I beseech Euodia, and Suntyche, that they be of the same mind in the Lord; even these women had fallen into strife on account of the leadership, although they were pure and holy.

 

Phil 4:3

I entreat thee also, true yoke-fellow, that you, etc., for he speaks to a man who had loved these women and counsels him to be a help to them, and reconcile them to one another. Hanana says. He calls Barnaba his yokefellow, he who was set apart by the Spirit to be his comrade and yokefellow in preaching; and because he was then in Macedonia, he wrote to him about these women.

With Clement, and my other helpers. This Clement is known in every place both in the histories of the Church and by the writings that he made; and they say that he translated the Epistle to the Hebrews from Hebrew to Greek; and that he was for a long time with Peter, and also had a keen dispute with Simon Magus.

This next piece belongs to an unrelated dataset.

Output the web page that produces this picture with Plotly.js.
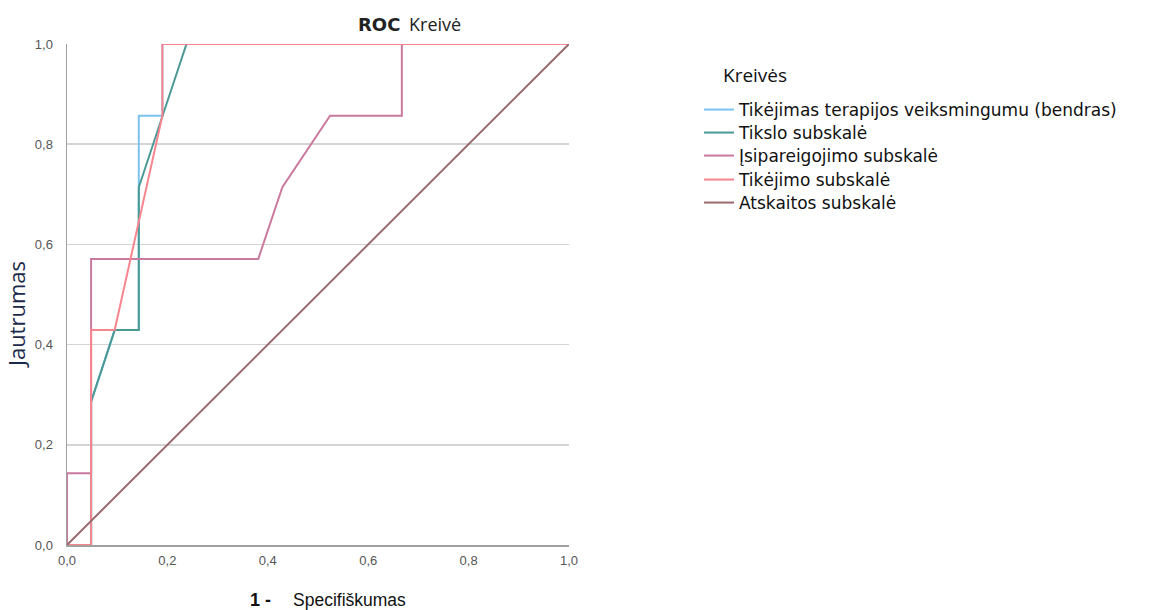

And after Peter Linus, he whom the Apostle mentions in the Second Epistle to Timothy, became Bishop in Rome; and after him this Clement became Bishop in Rome for nine years.

 

Phil 4:15

This, No one communicated with me in the thought of receiving and giving; not that he gave anything nor they anything; but on account of what they had given and he had certainly received; evidently he had not been helped in any way by the Thessalonians.

The Epistle to the Philippians is finished.